--- Given data ---

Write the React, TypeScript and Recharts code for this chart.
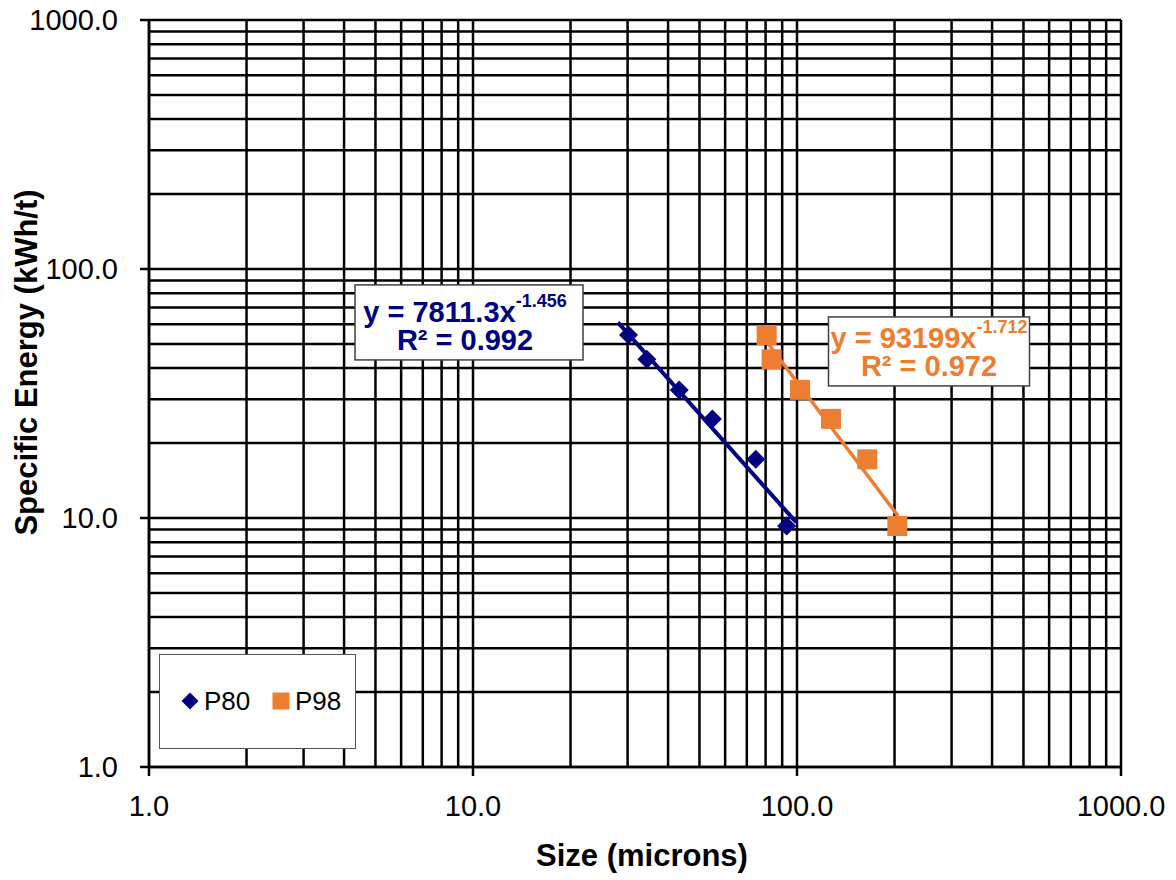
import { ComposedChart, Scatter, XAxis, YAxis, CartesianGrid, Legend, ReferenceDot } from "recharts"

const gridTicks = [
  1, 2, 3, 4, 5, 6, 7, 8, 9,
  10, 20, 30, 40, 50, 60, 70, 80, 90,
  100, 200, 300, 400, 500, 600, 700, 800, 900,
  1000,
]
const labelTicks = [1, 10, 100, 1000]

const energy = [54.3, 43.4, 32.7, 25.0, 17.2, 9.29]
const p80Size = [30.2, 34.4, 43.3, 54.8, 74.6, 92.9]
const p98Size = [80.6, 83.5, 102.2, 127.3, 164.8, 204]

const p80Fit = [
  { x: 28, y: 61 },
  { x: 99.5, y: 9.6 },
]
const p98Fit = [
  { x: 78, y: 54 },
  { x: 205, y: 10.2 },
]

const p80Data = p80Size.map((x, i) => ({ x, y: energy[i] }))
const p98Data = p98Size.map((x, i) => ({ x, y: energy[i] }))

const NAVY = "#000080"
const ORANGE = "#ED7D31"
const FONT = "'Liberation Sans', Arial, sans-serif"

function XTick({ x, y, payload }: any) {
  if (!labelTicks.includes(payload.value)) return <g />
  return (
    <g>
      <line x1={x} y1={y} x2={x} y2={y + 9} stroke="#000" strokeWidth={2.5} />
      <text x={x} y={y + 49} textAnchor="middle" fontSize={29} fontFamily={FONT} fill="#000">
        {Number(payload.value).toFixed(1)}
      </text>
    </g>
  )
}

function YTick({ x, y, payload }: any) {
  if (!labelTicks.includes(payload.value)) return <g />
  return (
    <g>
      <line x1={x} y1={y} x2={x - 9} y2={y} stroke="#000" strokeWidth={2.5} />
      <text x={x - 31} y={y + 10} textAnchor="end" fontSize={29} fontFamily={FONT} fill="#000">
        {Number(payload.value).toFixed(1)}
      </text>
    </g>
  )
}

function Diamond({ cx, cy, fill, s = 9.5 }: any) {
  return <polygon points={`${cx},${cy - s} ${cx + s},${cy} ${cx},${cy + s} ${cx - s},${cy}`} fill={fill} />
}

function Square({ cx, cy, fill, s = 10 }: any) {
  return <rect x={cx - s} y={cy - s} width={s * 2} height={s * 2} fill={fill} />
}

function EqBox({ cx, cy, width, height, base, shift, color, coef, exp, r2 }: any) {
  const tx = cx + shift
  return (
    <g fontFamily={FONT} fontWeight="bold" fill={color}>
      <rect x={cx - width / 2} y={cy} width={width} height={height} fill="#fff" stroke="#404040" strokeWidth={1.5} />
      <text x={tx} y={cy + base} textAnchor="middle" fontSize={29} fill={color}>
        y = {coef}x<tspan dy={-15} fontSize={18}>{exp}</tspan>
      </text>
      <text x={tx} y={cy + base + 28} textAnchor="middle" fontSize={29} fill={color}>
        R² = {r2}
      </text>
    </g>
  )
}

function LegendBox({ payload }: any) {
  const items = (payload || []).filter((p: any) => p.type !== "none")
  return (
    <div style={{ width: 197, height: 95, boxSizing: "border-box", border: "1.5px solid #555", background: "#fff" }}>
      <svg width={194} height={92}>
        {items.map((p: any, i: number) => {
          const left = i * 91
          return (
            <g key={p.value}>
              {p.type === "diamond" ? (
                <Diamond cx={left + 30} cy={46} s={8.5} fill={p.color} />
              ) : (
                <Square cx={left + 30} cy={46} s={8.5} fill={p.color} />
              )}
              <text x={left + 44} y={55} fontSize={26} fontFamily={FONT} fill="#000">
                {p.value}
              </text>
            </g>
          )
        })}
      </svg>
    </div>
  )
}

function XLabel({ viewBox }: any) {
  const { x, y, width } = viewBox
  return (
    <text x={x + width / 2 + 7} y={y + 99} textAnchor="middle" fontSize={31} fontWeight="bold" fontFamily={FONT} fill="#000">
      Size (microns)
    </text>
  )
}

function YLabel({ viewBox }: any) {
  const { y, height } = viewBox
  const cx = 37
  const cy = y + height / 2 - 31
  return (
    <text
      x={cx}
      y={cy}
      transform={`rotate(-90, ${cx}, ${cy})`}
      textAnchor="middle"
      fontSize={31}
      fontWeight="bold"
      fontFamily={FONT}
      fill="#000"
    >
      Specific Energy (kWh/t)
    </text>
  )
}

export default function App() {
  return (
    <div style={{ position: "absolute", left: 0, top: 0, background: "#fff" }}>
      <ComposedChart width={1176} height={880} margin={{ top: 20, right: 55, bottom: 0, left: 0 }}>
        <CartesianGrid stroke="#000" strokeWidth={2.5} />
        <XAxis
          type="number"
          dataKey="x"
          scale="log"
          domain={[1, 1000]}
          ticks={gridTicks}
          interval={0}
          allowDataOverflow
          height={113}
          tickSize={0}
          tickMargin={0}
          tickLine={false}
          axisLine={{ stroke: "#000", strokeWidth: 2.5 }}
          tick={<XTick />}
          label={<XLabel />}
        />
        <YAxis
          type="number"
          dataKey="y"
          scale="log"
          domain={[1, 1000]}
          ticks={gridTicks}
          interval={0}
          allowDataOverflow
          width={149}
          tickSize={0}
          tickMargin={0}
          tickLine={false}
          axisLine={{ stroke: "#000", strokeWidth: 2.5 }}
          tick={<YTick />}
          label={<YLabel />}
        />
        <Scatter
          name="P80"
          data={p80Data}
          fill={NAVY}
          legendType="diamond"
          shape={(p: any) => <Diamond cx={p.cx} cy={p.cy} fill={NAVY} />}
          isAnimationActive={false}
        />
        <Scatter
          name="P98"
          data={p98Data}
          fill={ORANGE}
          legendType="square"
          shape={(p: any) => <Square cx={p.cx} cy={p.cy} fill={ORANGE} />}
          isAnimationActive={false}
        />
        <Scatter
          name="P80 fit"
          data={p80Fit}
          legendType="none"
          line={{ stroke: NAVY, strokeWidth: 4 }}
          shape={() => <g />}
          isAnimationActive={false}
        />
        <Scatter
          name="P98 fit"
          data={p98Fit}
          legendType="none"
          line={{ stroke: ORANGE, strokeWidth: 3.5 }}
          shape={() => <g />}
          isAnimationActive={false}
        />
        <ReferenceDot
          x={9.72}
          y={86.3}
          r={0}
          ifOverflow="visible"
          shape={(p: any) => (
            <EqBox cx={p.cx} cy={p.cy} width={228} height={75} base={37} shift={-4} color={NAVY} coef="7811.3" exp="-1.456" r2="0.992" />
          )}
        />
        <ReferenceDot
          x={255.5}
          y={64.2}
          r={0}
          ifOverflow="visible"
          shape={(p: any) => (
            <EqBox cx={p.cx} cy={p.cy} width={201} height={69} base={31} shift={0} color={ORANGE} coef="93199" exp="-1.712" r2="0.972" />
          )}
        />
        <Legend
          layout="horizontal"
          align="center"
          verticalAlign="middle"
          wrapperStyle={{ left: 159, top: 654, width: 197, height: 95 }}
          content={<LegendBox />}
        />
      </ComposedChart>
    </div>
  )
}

---

What is required >> Write out the listing word for word, omitting the pictures it holds.

Result below >>
Write the React, TypeScript and Recharts code for this chart.
import { ComposedChart, Scatter, XAxis, YAxis, CartesianGrid, Legend, ReferenceDot } from "recharts"

const gridTicks = [
  1, 2, 3, 4, 5, 6, 7, 8, 9,
  10, 20, 30, 40, 50, 60, 70, 80, 90,
  100, 200, 300, 400, 500, 600, 700, 800, 900,
  1000,
]
const labelTicks = [1, 10, 100, 1000]

const energy = [54.3, 43.4, 32.7, 25.0, 17.2, 9.29]
const p80Size = [30.2, 34.4, 43.3, 54.8, 74.6, 92.9]
const p98Size = [80.6, 83.5, 102.2, 127.3, 164.8, 204]

const p80Fit = [
  { x: 28, y: 61 },
  { x: 99.5, y: 9.6 },
]
const p98Fit = [
  { x: 78, y: 54 },
  { x: 205, y: 10.2 },
]

const p80Data = p80Size.map((x, i) => ({ x, y: energy[i] }))
const p98Data = p98Size.map((x, i) => ({ x, y: energy[i] }))

const NAVY = "#000080"
const ORANGE = "#ED7D31"
const FONT = "'Liberation Sans', Arial, sans-serif"

function XTick({ x, y, payload }: any) {
  if (!labelTicks.includes(payload.value)) return <g />
  return (
    <g>
      <line x1={x} y1={y} x2={x} y2={y + 9} stroke="#000" strokeWidth={2.5} />
      <text x={x} y={y + 49} textAnchor="middle" fontSize={29} fontFamily={FONT} fill="#000">
        {Number(payload.value).toFixed(1)}
      </text>
    </g>
  )
}

function YTick({ x, y, payload }: any) {
  if (!labelTicks.includes(payload.value)) return <g />
  return (
    <g>
      <line x1={x} y1={y} x2={x - 9} y2={y} stroke="#000" strokeWidth={2.5} />
      <text x={x - 31} y={y + 10} textAnchor="end" fontSize={29} fontFamily={FONT} fill="#000">
        {Number(payload.value).toFixed(1)}
      </text>
    </g>
  )
}

function Diamond({ cx, cy, fill, s = 9.5 }: any) {
  return <polygon points={`${cx},${cy - s} ${cx + s},${cy} ${cx},${cy + s} ${cx - s},${cy}`} fill={fill} />
}

function Square({ cx, cy, fill, s = 10 }: any) {
  return <rect x={cx - s} y={cy - s} width={s * 2} height={s * 2} fill={fill} />
}

function EqBox({ cx, cy, width, height, base, shift, color, coef, exp, r2 }: any) {
  const tx = cx + shift
  return (
    <g fontFamily={FONT} fontWeight="bold" fill={color}>
      <rect x={cx - width / 2} y={cy} width={width} height={height} fill="#fff" stroke="#404040" strokeWidth={1.5} />
      <text x={tx} y={cy + base} textAnchor="middle" fontSize={29} fill={color}>
        y = {coef}x<tspan dy={-15} fontSize={18}>{exp}</tspan>
      </text>
      <text x={tx} y={cy + base + 28} textAnchor="middle" fontSize={29} fill={color}>
        R² = {r2}
      </text>
    </g>
  )
}

function LegendBox({ payload }: any) {
  const items = (payload || []).filter((p: any) => p.type !== "none")
  return (
    <div style={{ width: 197, height: 95, boxSizing: "border-box", border: "1.5px solid #555", background: "#fff" }}>
      <svg width={194} height={92}>
        {items.map((p: any, i: number) => {
          const left = i * 91
          return (
            <g key={p.value}>
              {p.type === "diamond" ? (
                <Diamond cx={left + 30} cy={46} s={8.5} fill={p.color} />
              ) : (
                <Square cx={left + 30} cy={46} s={8.5} fill={p.color} />
              )}
              <text x={left + 44} y={55} fontSize={26} fontFamily={FONT} fill="#000">
                {p.value}
              </text>
            </g>
          )
        })}
      </svg>
    </div>
  )
}

function XLabel({ viewBox }: any) {
  const { x, y, width } = viewBox
  return (
    <text x={x + width / 2 + 7} y={y + 99} textAnchor="middle" fontSize={31} fontWeight="bold" fontFamily={FONT} fill="#000">
      Size (microns)
    </text>
  )
}

function YLabel({ viewBox }: any) {
  const { y, height } = viewBox
  const cx = 37
  const cy = y + height / 2 - 31
  return (
    <text
      x={cx}
      y={cy}
      transform={`rotate(-90, ${cx}, ${cy})`}
      textAnchor="middle"
      fontSize={31}
      fontWeight="bold"
      fontFamily={FONT}
      fill="#000"
    >
      Specific Energy (kWh/t)
    </text>
  )
}

export default function App() {
  return (
    <div style={{ position: "absolute", left: 0, top: 0, background: "#fff" }}>
      <ComposedChart width={1176} height={880} margin={{ top: 20, right: 55, bottom: 0, left: 0 }}>
        <CartesianGrid stroke="#000" strokeWidth={2.5} />
        <XAxis
          type="number"
          dataKey="x"
          scale="log"
          domain={[1, 1000]}
          ticks={gridTicks}
          interval={0}
          allowDataOverflow
          height={113}
          tickSize={0}
          tickMargin={0}
          tickLine={false}
          axisLine={{ stroke: "#000", strokeWidth: 2.5 }}
          tick={<XTick />}
          label={<XLabel />}
        />
        <YAxis
          type="number"
          dataKey="y"
          scale="log"
          domain={[1, 1000]}
          ticks={gridTicks}
          interval={0}
          allowDataOverflow
          width={149}
          tickSize={0}
          tickMargin={0}
          tickLine={false}
          axisLine={{ stroke: "#000", strokeWidth: 2.5 }}
          tick={<YTick />}
          label={<YLabel />}
        />
        <Scatter
          name="P80"
          data={p80Data}
          fill={NAVY}
          legendType="diamond"
          shape={(p: any) => <Diamond cx={p.cx} cy={p.cy} fill={NAVY} />}
          isAnimationActive={false}
        />
        <Scatter
          name="P98"
          data={p98Data}
          fill={ORANGE}
          legendType="square"
          shape={(p: any) => <Square cx={p.cx} cy={p.cy} fill={ORANGE} />}
          isAnimationActive={false}
        />
        <Scatter
          name="P80 fit"
          data={p80Fit}
          legendType="none"
          line={{ stroke: NAVY, strokeWidth: 4 }}
          shape={() => <g />}
          isAnimationActive={false}
        />
        <Scatter
          name="P98 fit"
          data={p98Fit}
          legendType="none"
          line={{ stroke: ORANGE, strokeWidth: 3.5 }}
          shape={() => <g />}
          isAnimationActive={false}
        />
        <ReferenceDot
          x={9.72}
          y={86.3}
          r={0}
          ifOverflow="visible"
          shape={(p: any) => (
            <EqBox cx={p.cx} cy={p.cy} width={228} height={75} base={37} shift={-4} color={NAVY} coef="7811.3" exp="-1.456" r2="0.992" />
          )}
        />
        <ReferenceDot
          x={255.5}
          y={64.2}
          r={0}
          ifOverflow="visible"
          shape={(p: any) => (
            <EqBox cx={p.cx} cy={p.cy} width={201} height={69} base={31} shift={0} color={ORANGE} coef="93199" exp="-1.712" r2="0.972" />
          )}
        />
        <Legend
          layout="horizontal"
          align="center"
          verticalAlign="middle"
          wrapperStyle={{ left: 159, top: 654, width: 197, height: 95 }}
          content={<LegendBox />}
        />
      </ComposedChart>
    </div>
  )
}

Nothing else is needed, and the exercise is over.